▶ **DATASET**:
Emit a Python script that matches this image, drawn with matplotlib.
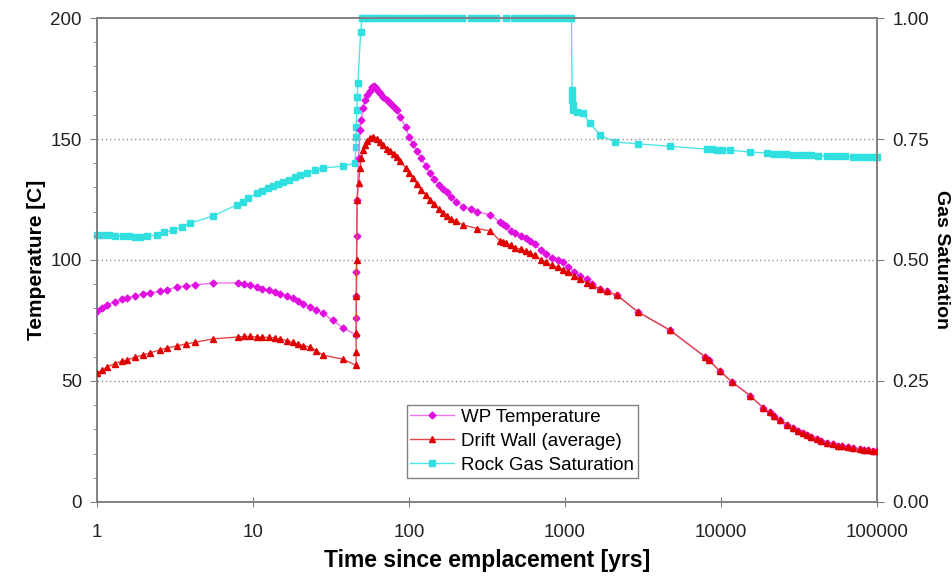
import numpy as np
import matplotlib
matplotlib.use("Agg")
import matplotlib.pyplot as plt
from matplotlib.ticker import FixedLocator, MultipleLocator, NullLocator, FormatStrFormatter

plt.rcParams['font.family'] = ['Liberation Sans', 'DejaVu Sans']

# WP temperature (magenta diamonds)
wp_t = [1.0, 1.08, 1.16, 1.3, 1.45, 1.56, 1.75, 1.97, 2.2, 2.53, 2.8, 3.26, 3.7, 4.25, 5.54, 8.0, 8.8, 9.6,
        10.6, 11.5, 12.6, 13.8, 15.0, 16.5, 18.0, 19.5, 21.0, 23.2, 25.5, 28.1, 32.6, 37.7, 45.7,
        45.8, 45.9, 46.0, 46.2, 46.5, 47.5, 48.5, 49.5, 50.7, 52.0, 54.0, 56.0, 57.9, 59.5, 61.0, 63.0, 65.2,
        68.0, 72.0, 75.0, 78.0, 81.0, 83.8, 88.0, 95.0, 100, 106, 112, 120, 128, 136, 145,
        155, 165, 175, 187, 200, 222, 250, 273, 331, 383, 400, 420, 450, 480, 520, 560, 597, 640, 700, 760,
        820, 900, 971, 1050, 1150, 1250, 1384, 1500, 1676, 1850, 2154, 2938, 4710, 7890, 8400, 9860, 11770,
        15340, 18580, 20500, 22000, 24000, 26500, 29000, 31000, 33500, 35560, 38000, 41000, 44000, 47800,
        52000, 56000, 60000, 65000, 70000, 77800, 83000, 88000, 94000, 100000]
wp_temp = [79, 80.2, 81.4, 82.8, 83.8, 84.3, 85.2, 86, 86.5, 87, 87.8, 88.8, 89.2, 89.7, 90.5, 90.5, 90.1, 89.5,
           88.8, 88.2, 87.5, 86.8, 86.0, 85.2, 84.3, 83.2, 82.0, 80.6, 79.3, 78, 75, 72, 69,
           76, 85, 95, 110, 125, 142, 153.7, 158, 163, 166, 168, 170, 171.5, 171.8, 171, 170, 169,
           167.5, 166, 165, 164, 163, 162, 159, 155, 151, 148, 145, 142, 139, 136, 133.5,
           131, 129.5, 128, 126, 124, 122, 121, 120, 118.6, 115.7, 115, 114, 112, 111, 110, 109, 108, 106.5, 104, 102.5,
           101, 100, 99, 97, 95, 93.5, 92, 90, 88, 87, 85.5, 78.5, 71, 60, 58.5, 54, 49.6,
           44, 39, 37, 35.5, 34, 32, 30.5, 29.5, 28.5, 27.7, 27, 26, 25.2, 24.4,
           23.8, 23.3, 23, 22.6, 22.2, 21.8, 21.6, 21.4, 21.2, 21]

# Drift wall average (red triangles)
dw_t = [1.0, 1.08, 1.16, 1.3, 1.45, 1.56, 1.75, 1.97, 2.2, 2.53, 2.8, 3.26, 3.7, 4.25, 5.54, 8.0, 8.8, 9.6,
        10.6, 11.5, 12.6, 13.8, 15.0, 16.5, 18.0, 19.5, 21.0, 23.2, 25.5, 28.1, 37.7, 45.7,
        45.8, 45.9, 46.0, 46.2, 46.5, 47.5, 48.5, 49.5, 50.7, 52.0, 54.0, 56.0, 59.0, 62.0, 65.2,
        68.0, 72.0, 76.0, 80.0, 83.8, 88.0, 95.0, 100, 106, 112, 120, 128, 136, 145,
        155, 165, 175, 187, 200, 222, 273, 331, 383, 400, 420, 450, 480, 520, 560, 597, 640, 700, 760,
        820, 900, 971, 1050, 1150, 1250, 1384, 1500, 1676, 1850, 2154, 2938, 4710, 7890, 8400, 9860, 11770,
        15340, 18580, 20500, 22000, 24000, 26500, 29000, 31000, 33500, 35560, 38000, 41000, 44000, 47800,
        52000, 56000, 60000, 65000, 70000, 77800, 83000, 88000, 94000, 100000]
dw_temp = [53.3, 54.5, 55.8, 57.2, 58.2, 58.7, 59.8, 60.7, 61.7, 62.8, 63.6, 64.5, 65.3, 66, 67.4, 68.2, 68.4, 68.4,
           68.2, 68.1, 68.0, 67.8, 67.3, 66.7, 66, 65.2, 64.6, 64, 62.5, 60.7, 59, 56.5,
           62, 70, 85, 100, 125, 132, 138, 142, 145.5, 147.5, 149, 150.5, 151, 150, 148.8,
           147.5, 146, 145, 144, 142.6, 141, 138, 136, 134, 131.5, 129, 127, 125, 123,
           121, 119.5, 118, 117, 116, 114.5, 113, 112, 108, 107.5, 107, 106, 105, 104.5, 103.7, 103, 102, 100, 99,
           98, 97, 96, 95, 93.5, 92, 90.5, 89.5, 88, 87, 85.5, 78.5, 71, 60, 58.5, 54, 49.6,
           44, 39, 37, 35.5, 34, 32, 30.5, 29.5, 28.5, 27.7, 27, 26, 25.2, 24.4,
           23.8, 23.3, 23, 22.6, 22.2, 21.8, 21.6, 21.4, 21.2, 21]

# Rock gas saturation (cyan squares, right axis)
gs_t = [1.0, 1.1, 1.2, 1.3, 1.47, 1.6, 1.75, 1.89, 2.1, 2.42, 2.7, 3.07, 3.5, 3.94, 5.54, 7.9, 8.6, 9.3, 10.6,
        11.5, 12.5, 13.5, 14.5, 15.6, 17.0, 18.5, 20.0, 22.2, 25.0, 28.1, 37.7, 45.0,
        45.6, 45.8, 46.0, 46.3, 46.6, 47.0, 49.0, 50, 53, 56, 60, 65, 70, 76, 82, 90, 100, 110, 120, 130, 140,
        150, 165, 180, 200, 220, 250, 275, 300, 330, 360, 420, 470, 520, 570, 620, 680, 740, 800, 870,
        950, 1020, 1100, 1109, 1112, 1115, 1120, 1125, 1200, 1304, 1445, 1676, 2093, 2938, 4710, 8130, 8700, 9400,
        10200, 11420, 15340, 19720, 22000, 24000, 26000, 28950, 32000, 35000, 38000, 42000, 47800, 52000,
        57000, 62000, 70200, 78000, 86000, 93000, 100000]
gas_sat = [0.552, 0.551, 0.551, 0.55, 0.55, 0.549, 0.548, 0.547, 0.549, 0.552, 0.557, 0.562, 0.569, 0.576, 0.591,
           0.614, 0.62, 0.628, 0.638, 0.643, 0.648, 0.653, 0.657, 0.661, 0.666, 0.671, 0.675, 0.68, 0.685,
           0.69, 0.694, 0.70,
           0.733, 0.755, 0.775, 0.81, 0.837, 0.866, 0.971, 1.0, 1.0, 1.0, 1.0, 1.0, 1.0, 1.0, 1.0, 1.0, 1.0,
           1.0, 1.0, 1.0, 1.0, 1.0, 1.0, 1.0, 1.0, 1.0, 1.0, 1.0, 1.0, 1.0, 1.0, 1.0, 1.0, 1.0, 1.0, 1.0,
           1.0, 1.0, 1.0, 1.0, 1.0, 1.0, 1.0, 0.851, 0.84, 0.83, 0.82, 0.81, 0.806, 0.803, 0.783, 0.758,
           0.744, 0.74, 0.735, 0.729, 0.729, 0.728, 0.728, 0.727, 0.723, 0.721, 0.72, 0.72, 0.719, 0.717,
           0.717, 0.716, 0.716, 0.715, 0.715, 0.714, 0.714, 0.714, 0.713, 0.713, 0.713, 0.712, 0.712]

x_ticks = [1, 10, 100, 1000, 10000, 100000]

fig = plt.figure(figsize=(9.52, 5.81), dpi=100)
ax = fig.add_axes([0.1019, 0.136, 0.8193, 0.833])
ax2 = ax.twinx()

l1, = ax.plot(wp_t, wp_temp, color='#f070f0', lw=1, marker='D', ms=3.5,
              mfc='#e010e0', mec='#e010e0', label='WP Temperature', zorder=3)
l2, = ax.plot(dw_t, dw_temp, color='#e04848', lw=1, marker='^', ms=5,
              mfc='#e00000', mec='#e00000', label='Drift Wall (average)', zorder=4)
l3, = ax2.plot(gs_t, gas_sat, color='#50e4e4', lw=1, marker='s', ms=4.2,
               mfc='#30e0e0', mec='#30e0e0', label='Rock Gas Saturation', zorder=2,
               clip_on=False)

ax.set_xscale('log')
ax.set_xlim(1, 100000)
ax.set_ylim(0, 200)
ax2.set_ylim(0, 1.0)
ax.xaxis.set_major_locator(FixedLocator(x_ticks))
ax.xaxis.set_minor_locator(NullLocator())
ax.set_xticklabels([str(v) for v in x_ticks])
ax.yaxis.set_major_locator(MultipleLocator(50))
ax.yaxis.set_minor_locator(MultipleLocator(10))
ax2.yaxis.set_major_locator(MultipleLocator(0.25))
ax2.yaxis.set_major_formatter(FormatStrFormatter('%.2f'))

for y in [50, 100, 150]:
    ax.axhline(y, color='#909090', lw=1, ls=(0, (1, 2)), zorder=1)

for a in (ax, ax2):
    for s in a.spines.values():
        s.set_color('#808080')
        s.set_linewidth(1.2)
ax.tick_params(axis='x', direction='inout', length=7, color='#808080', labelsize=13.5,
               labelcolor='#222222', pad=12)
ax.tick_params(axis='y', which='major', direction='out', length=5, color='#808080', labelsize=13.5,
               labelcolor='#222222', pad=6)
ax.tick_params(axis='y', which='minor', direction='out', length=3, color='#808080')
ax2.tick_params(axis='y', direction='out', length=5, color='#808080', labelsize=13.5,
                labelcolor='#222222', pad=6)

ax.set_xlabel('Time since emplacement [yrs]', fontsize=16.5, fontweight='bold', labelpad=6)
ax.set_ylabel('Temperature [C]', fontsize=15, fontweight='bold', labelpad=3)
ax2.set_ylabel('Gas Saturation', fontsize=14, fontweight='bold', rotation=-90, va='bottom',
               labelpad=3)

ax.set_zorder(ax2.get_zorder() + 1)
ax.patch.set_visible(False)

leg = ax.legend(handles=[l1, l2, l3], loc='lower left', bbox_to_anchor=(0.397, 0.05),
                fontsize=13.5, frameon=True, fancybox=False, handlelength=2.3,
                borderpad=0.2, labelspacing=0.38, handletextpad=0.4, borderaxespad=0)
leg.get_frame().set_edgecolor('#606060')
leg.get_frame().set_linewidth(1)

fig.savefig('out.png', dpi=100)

...

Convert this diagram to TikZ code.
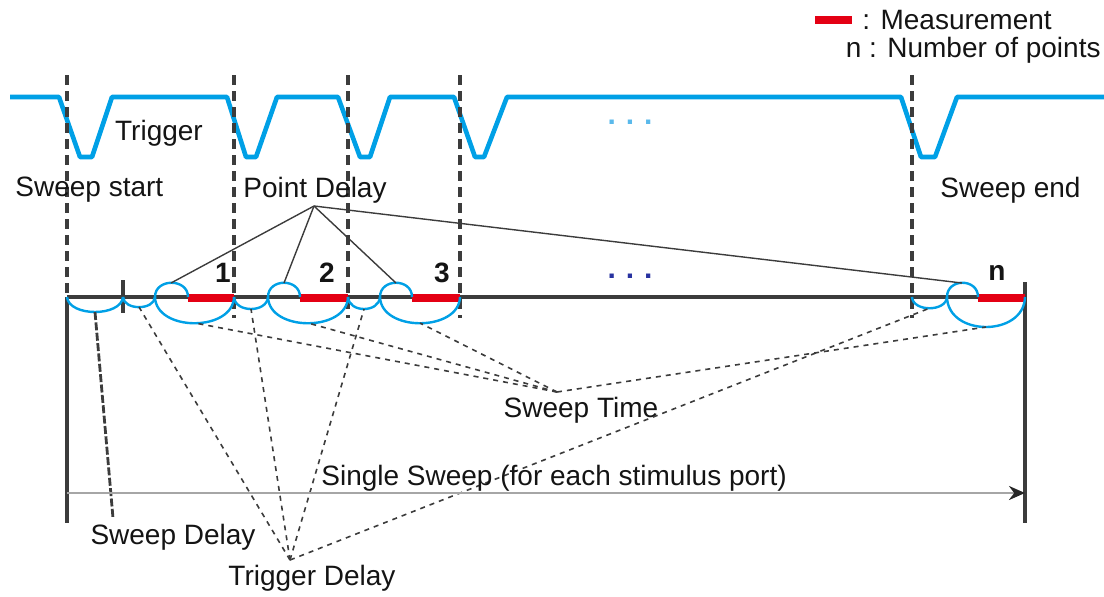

* * *

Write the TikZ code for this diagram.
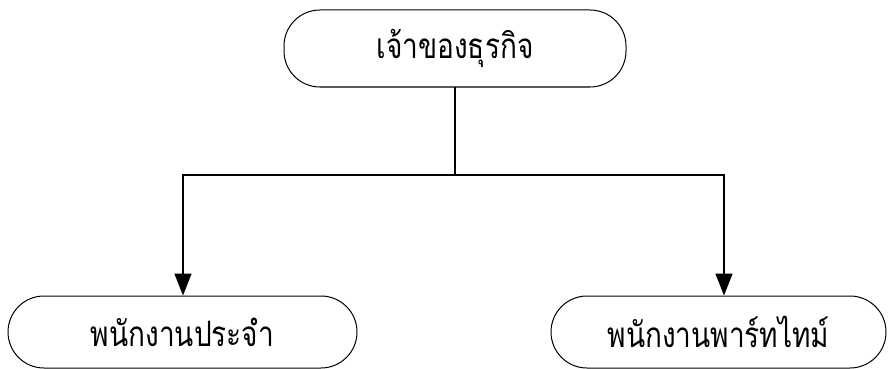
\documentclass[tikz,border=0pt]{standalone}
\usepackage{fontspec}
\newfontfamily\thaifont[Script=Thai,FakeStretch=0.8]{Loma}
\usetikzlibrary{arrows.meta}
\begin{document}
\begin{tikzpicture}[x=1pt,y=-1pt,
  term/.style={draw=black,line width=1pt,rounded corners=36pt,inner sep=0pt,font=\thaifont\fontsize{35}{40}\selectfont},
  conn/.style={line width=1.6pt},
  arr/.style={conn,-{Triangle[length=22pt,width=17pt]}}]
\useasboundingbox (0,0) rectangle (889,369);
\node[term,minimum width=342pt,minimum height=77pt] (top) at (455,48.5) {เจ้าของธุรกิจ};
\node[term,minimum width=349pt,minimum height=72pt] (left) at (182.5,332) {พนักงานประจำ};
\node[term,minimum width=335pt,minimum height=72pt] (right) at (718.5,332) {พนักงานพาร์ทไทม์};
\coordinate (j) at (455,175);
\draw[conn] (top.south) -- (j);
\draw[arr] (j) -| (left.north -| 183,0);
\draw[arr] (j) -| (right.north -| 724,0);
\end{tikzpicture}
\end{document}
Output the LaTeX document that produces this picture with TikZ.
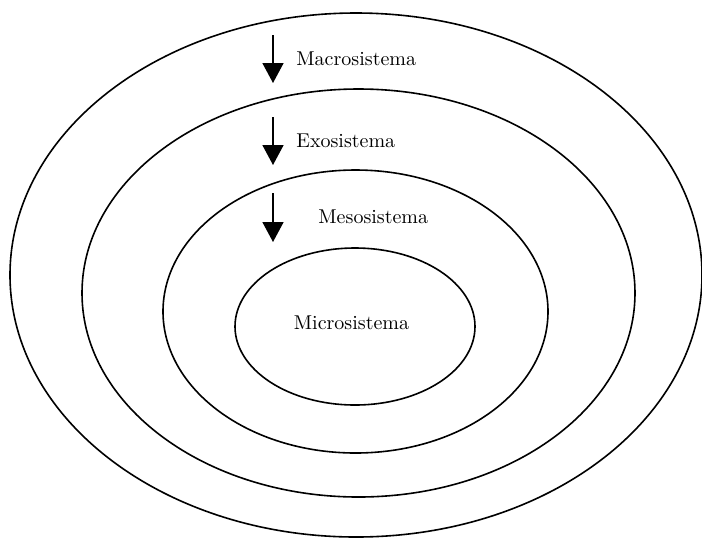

▶ **EXERCISE INSTRUCTIONS**:
Make an exact copy of the lines from the one containing "Emit a Python" to the one containing "plt.rcParams['font.family'] = ['Liberation", keeping both and leaving out every picture.

▶ **RESULT**:
Emit a Python script that matches this image, drawn with matplotlib.
import numpy as np
import matplotlib
matplotlib.use("Agg")
import matplotlib.pyplot as plt
from matplotlib.ticker import FixedLocator, MultipleLocator, NullLocator, FormatStrFormatter

plt.rcParams['font.family'] = ['Liberation Sans', 'DejaVu Sans']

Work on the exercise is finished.